We have questioned many orthodoxies of modern portfolio theory (MPT) in this series, challenging currently accepted models of financial markets and exploring the decline of MPT and the folly of using volatility as a measure of investment risk.
But in undermining the foundations of MPT, what do we propose to take its place?
It is time to move away from MPT to a more promising alternative: behavioral finance. The analytical tools derived from behavioral finance's more realistic representation of financial markets and human behavior will likely replace the wealth-limiting MPT tools in use today. Sadly, these same outdated and ineffective MPT tools help select and evaluate active equity managers. Abandoning such obsolete instruments is critical to ushering in the active equity renaissance.
A fully developed behavioral model of financial markets does not yet exist, but several underlying concepts and their resultant implications for investment management are emerging.
A Prospective Investment Framework
Financial markets are populated by human investors burdened with emotional baggage and associated cognitive errors. In a market context, these errors are amplified because, in the aggregate, they create herding, which leads to wild price swings. Rampaging emotional crowds cause extreme volatility of returns in financial markets. Look no further than equity market price bubbles for evidence of these rampaging emotions.
Behavioral Concept 1: Emotional crowds, not fundamental changes, drive price movements in financial markets.
Financial markets cannot be neatly packed into a set of mathematical equations. Markets are messy, and the only way to make sense of them is to view them in all their disorder.
We will never understand why markets and their underlying securities move the way they do over shorter time periods. So if we're asked why the market, a stock or other security moved the way it did on a particular day, the honest answer is almost always, "I have no idea." In fact, research demonstrates that only a minute percentage of the market transacts on any given day. Yet investors and investment journalists always ascribe a rationale to market movements even when the implied causality is chimerical. Unsettling as this may be, it is an effect of our first behavioral concept: Emotions — not fundamentals — are the main movers of financial markets.
Behavioral Concept 2: Investors are not rational, and financial markets are not informationally efficient.
This concept runs directly counter to some of the major conceits of 20th-century finance theory: that investors are expected utility maximizers and market prices reflect all relevant information.
Behavioral economics research decimates the expected utility model. It is virtually impossible for an individual to collect all needed information and then accurately process that information to come up with a rational decision. This is known as bounded rationality, first introduced by economist Herbert Simon.

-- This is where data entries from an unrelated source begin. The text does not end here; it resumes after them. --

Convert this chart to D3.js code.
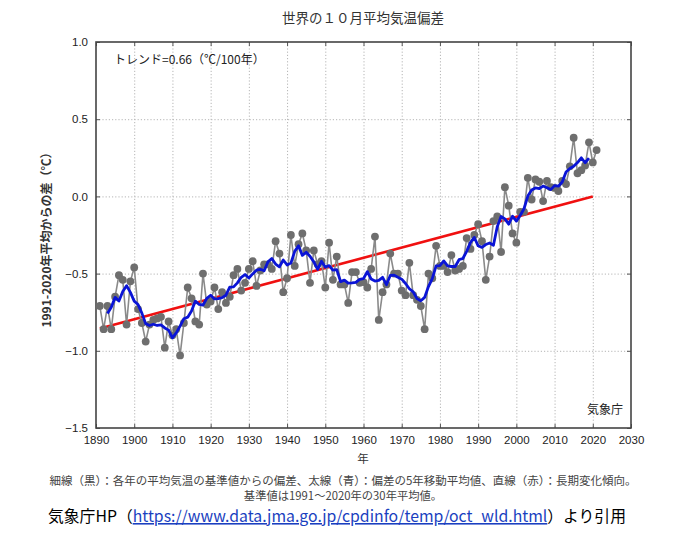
<!DOCTYPE html>
<html><head><meta charset="utf-8">
<script src="https://cdn.jsdelivr.net/npm/d3@7/dist/d3.min.js"></script>
<style>
body{margin:0;background:#fff;}
svg{display:block;}
</style></head>
<body>
<svg id="c" width="692" height="535"></svg>
<script>
// ---- data ----
const years = d3.range(1891, 2022);
const anomalies = [
 -0.71,-0.86,-0.71,-0.86,-0.65,-0.51,-0.54,-0.83,-0.55,-0.46,
 -0.73,-0.82,-0.94,-0.83,-0.80,-0.79,-0.78,-0.98,-0.81,-0.90,
 -0.86,-1.03,-0.82,-0.59,-0.66,-0.81,-0.83,-0.50,-0.70,-0.68,
 -0.59,-0.73,-0.62,-0.69,-0.65,-0.51,-0.47,-0.61,-0.56,-0.47,
 -0.42,-0.58,-0.48,-0.44,-0.44,-0.47,-0.29,-0.37,-0.62,-0.53,
 -0.25,-0.45,-0.31,-0.24,-0.35,-0.56,-0.35,-0.44,-0.42,-0.59,
 -0.30,-0.54,-0.39,-0.57,-0.57,-0.69,-0.49,-0.49,-0.56,-0.555,
 -0.59,-0.47,-0.26,-0.80,-0.62,-0.57,-0.37,-0.50,-0.50,-0.61,
 -0.64,-0.43,-0.64,-0.67,-0.71,-0.86,-0.50,-0.53,-0.32,-0.45,
 -0.45,-0.49,-0.38,-0.48,-0.47,-0.45,-0.27,-0.34,-0.25,-0.18,
 -0.29,-0.54,-0.39,-0.16,-0.13,-0.36,0.06,-0.06,-0.24,-0.30,
 -0.10,-0.10,0.12,-0.02,0.11,0.095,-0.03,0.10,0.06,0.055,
 0.035,0.10,0.08,0.195,0.38,0.15,0.17,0.20,0.35,0.22,
 0.30
];
const trendYears = [1891, 2020];
const trendValues = [-0.855, 0.0];
const xTicks = d3.range(1890, 2031, 10);
const yTicks = [-1.5, -1.0, -0.5, 0.0, 0.5, 1.0];

const title = "世界の１０月平均気温偏差";
const trendLabel = "トレンド=0.66（℃/100年）";
const yLabel = "1991-2020年平均からの差（℃）";
const xLabel = "年";
const agency = "気象庁";
const note1 = "細線（黒）：各年の平均気温の基準値からの偏差、太線（青）：偏差の5年移動平均値、直線（赤）：長期変化傾向。";
const note2 = "基準値は1991～2020年の30年平均値。";
const srcPre = "気象庁HP（", srcUrl = "https://www.data.jma.go.jp/cpdinfo/temp/oct_wld.html", srcPost = "）より引用";

// 5-year centered moving average
const ma = [];
for (let i = 2; i < anomalies.length - 2; i++) {
  ma.push({year: years[i], v: d3.mean(anomalies.slice(i - 2, i + 3))});
}
const pts = years.map((y, i) => ({year: y, v: anomalies[i]}));

// ---- layout ----
const L = 96, R = 631, T = 42, B = 428;
const svg = d3.select("#c");
const x = d3.scaleLinear().domain([1890, 2030]).range([L, R]);
const y = d3.scaleLinear().domain([-1.5, 1.0]).range([B, T]);
const jp = "'Noto Sans CJK JP', sans-serif";
const lat = "'Liberation Sans', Arial, sans-serif";

// grid
const grid = svg.append("g").attr("stroke", "#b5b5b5").attr("stroke-width", 1).attr("stroke-dasharray", "1.2,2");
grid.selectAll("line.vx").data(xTicks.slice(1, -1)).join("line")
  .attr("x1", d => x(d) + 0.5).attr("x2", d => x(d) + 0.5).attr("y1", T).attr("y2", B);
grid.selectAll("line.hy").data(yTicks.slice(1, -1)).join("line")
  .attr("y1", d => y(d) + 0.5).attr("y2", d => y(d) + 0.5).attr("x1", L).attr("x2", R);

// axes
const xa = svg.append("g").attr("transform", `translate(0,${B})`)
  .call(d3.axisBottom(x).tickValues(xTicks).tickFormat(d3.format("d")).tickSize(-4).tickPadding(8));
const xt = svg.append("g").attr("transform", `translate(0,${T})`)
  .call(d3.axisTop(x).tickValues(xTicks).tickFormat("").tickSize(-4));
const ya = svg.append("g").attr("transform", `translate(${L},0)`)
  .call(d3.axisLeft(y).tickValues(yTicks).tickFormat(d3.format(".1f")).tickSize(-4).tickPadding(8));
const yr = svg.append("g").attr("transform", `translate(${R},0)`)
  .call(d3.axisRight(y).tickValues(yTicks).tickFormat("").tickSize(-4));
[xa, xt, ya, yr].forEach(g => {
  g.select(".domain").remove();
  g.selectAll(".tick line").attr("stroke", "#555");
  g.selectAll("text").attr("font-family", lat).attr("font-size", 11.5).attr("fill", "#222");
});
svg.append("rect").attr("x", L).attr("y", T).attr("width", R - L).attr("height", B - T)
  .attr("fill", "none").attr("stroke", "#444").attr("stroke-width", 1.6);

// trend line
svg.append("line")
  .attr("x1", x(trendYears[0])).attr("y1", y(trendValues[0]))
  .attr("x2", x(trendYears[1])).attr("y2", y(trendValues[1]))
  .attr("stroke", "#f01010").attr("stroke-width", 2.6);

// annual line + points
svg.append("path").datum(pts)
  .attr("d", d3.line().x(d => x(d.year)).y(d => y(d.v)))
  .attr("fill", "none").attr("stroke", "#8a8a8a").attr("stroke-width", 1.6);
svg.append("g").selectAll("circle").data(pts).join("circle")
  .attr("cx", d => x(d.year)).attr("cy", d => y(d.v)).attr("r", 3.9)
  .attr("fill", "#6e6e6e");

// moving average
svg.append("path").datum(ma)
  .attr("d", d3.line().x(d => x(d.year)).y(d => y(d.v)))
  .attr("fill", "none").attr("stroke", "#0a14d6").attr("stroke-width", 2.8)
  .attr("stroke-linejoin", "round");

// texts
svg.append("text").attr("x", 363).attr("y", 23).attr("text-anchor", "middle")
  .attr("font-family", jp).attr("font-size", 13.5).attr("fill", "#333").text(title);
svg.append("text").attr("x", 114).attr("y", 64)
  .attr("font-family", jp).attr("font-size", 12).attr("fill", "#222").text(trendLabel);
svg.append("text").attr("transform", `translate(51,${(T + B) / 2 + 2}) rotate(-90)`)
  .attr("text-anchor", "middle").attr("font-family", jp).attr("font-size", 12)
  .attr("font-weight", "bold").attr("fill", "#333").text(yLabel);
svg.append("text").attr("x", 363).attr("y", 463).attr("text-anchor", "middle")
  .attr("font-family", jp).attr("font-size", 11.5).attr("fill", "#333").text(xLabel);
svg.append("text").attr("x", 623).attr("y", 414).attr("text-anchor", "end")
  .attr("font-family", jp).attr("font-size", 12).attr("fill", "#222").text(agency);
svg.append("text").attr("x", 343).attr("y", 485).attr("text-anchor", "middle")
  .attr("font-family", jp).attr("font-size", 11.5).attr("fill", "#444").text(note1);
svg.append("text").attr("x", 343).attr("y", 500).attr("text-anchor", "middle")
  .attr("font-family", jp).attr("font-size", 11.3).attr("fill", "#444").text(note2);
const src = svg.append("text").attr("x", 48).attr("y", 522)
  .attr("font-family", jp).attr("font-size", 15.8).attr("fill", "#000");
src.append("tspan").text(srcPre);
src.append("tspan").attr("fill", "#1a3fc0").attr("text-decoration", "underline").text(srcUrl);
src.append("tspan").text(srcPost);
</script>
</body></html>
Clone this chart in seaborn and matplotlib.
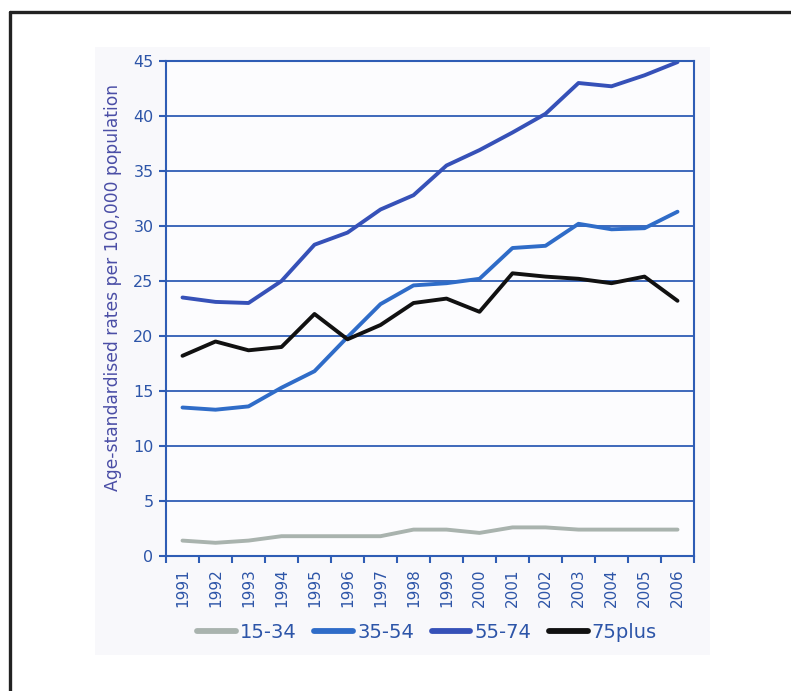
import matplotlib
matplotlib.use("Agg")
import matplotlib.pyplot as plt
import seaborn as sns
import pandas as pd
import numpy as np
from matplotlib.lines import Line2D
from matplotlib.patches import Rectangle

years = list(range(1991, 2007))
g15_34 = [1.4, 1.2, 1.4, 1.8, 1.8, 1.8, 1.8, 2.4, 2.4, 2.1, 2.6, 2.6, 2.4, 2.4, 2.4, 2.4]
g35_54 = [13.5, 13.3, 13.6, 15.3, 16.8, 19.9, 22.9, 24.6, 24.8, 25.2, 28.0, 28.2, 30.2, 29.7, 29.8, 31.3]
g55_74 = [23.5, 23.1, 23.0, 25.0, 28.3, 29.4, 31.5, 32.8, 35.5, 36.9, 38.5, 40.2, 43.0, 42.7, 43.7, 44.9]
g75plus = [18.2, 19.5, 18.7, 19.0, 22.0, 19.7, 21.0, 23.0, 23.4, 22.2, 25.7, 25.4, 25.2, 24.8, 25.4, 23.2]
series_names = ["15-34", "35-54", "55-74", "75plus"]
yticks = [0, 5, 10, 15, 20, 25, 30, 35, 40, 45]

df = pd.DataFrame({
    "year": years * 4,
    "rate": g15_34 + g35_54 + g55_74 + g75plus,
    "group": sum([[n] * len(years) for n in series_names], []),
})

palette = {"15-34": "#a9b3ae", "35-54": "#2f6cc8", "55-74": "#3651b8", "75plus": "#111111"}
tick_color = "#2d55a8"
grid_color = "#2f5db5"

sns.set_style("white")
plt.rcParams["font.family"] = ["DejaVu Sans"]

fig = plt.figure(figsize=(7.91, 6.91), dpi=100)
fig.patch.set_facecolor("white")

# light panel
fig.add_artist(Rectangle((95 / 791, 1 - 655 / 691), (710 - 95) / 791, (655 - 47) / 691,
                         transform=fig.transFigure, facecolor="#f8f8fb", edgecolor="none", zorder=0))
# outer border (left and top)
fig.add_artist(Line2D([9.5 / 791, 9.5 / 791], [0, 1 - 11.5 / 691], transform=fig.transFigure,
                      color="#222222", lw=2.4))
fig.add_artist(Line2D([9.5 / 791, 1], [1 - 11.5 / 691, 1 - 11.5 / 691], transform=fig.transFigure,
                      color="#222222", lw=2.4))

ax = fig.add_axes([166 / 791, 1 - 556 / 691, (694 - 166) / 791, (556 - 61) / 691])
ax.set_facecolor("#fcfcfe")

sns.lineplot(data=df, x="year", y="rate", hue="group", palette=palette,
             hue_order=series_names, lw=2.8, ax=ax, legend=False)

ax.set_xlim(1990.5, 2006.5)
ax.set_ylim(0, 45)
ax.set_yticks(yticks)
ax.set_xticks(years)
ax.set_xticks(np.arange(1990.5, 2007, 1.0), minor=True)
ax.set_xticklabels([str(y) for y in years], rotation=90)
ax.tick_params(axis="x", which="major", length=0, pad=9, labelsize=11, colors=tick_color)
ax.tick_params(axis="x", which="minor", length=5, width=1.5, color=grid_color, direction="out", bottom=True)
ax.tick_params(axis="y", length=5, width=1.5, color=grid_color, direction="out", left=True,
               labelsize=11.5, labelcolor=tick_color, pad=4)

ax.yaxis.grid(True, color=grid_color, lw=1.3)
ax.xaxis.grid(False)
ax.set_axisbelow(True)
for side in ["left", "right", "bottom", "top"]:
    ax.spines[side].set_visible(True)
    ax.spines[side].set_color(grid_color)
    ax.spines[side].set_linewidth(1.5)
ax.set_xlabel("")
ax.set_ylabel("")

fig.text(113 / 791, 1 - 287 / 691, "Age-standardised rates per 100,000 population",
         rotation=90, ha="center", va="center", fontsize=12.3, color="#4a4ea6")

handles = [Line2D([0], [0], color=palette[n], lw=4.2) for n in series_names]
fig.legend(handles, series_names, loc="center", bbox_to_anchor=(427 / 791, 1 - 632 / 691),
           ncol=4, frameon=False, fontsize=14, handlelength=2.0, handletextpad=0.2,
           columnspacing=0.9, labelcolor=tick_color)

fig.savefig("out.png", dpi=100)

Even more damaging, Daniel Kahneman, Amos Tversky and others convincingly demonstrated that even when all information is available, individuals are highly susceptible to cognitive errors. As Kahneman and Tversky concluded after years of research, human beings are typically not rational decision makers.
The very concept of utility is flawed. If utility seeks to inject a happiness measure into economic theory, then what aspect of happiness is it gauging: expected, realized or remembered? Research finds these three to be quite different, even when the same person experiences each. Happiness and, in turn, utility are hopelessly malleable concepts.
Since we are strongly predisposed to make cognitive mistakes due to our emotions, it takes only a small step to conclude that markets cannot be informationally efficient. The evidence supporting this conclusion is vast: There are hundreds of statistically verified anomalies in the academic literature and more continue to be found.
Implications for Investment Management
A bleak picture of markets emerges: Emotional investors, with their cognitive biases and instinct toward herding, constantly drive prices away from the underlying fundamental value. Unexpectedly, analyzing markets through a behavioral lens provides a more reliable framework. Why? Because individuals rarely change their behaviors, and investing crowds are even less inclined to alter their collective behavior.